Commercial Photography is a class where students “go out and take pictures, depending on a prompt, or [of] pretty much whatever [they] see [that is] cool” according to photographer junior Sarah Sharp.

Creativity and skills are tested frequently in the class by the wide variety of prompts that are given to the students that take the class. This could include taking pictures of metal, specifically “different” environments, or even window blinds.

Elizabeth Tompkins, the course teacher, claims that “just like on the baseball team; they do strength training on their legs and their arms independently so that it all comes together as a complete athlete. I’m trying to make a complete photographer.”

Commercial Photography serves the overall purpose of teaching “students learn how to make a living taking pictures,” says Tompkins. “The goal is that they leave the class and they can go support themselves in college.”

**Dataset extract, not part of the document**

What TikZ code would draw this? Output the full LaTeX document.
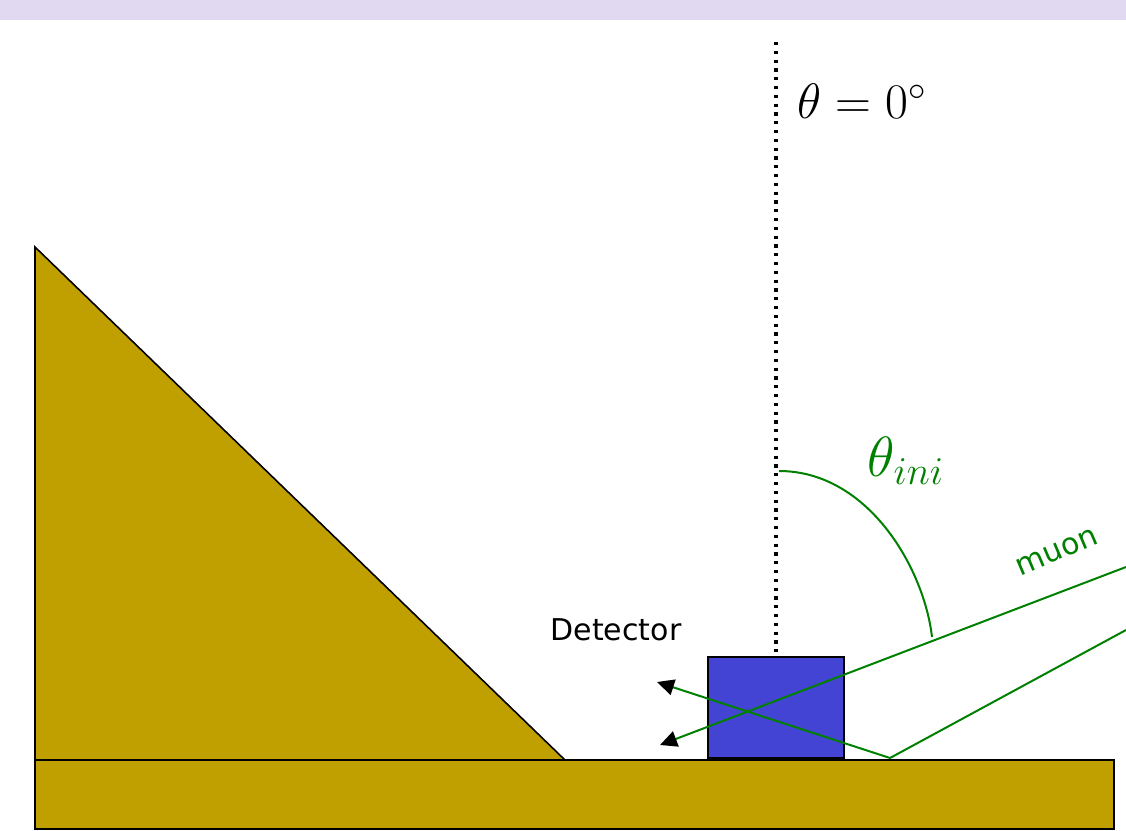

Snapping pictures on a camera is not a simple task, which is why students in commercial photography are required to take photos of many different situations and items in order to obtain a more complete understanding the art of photography.

Something highly unlikely has occurred in this class as well. Four out of 16 students in the class of mixed ages share the same birthday of May 18. Three of those four students were also born in the same year, 1998, and all four of them are girls. The odds of that happening are far more rare than one in a million, with the odds coming down to 1 in 26,848,690.

The goal of the class is not to get a good grade, but to prepare these people for this potential career or hobby that they may take part in for the rest of their lives.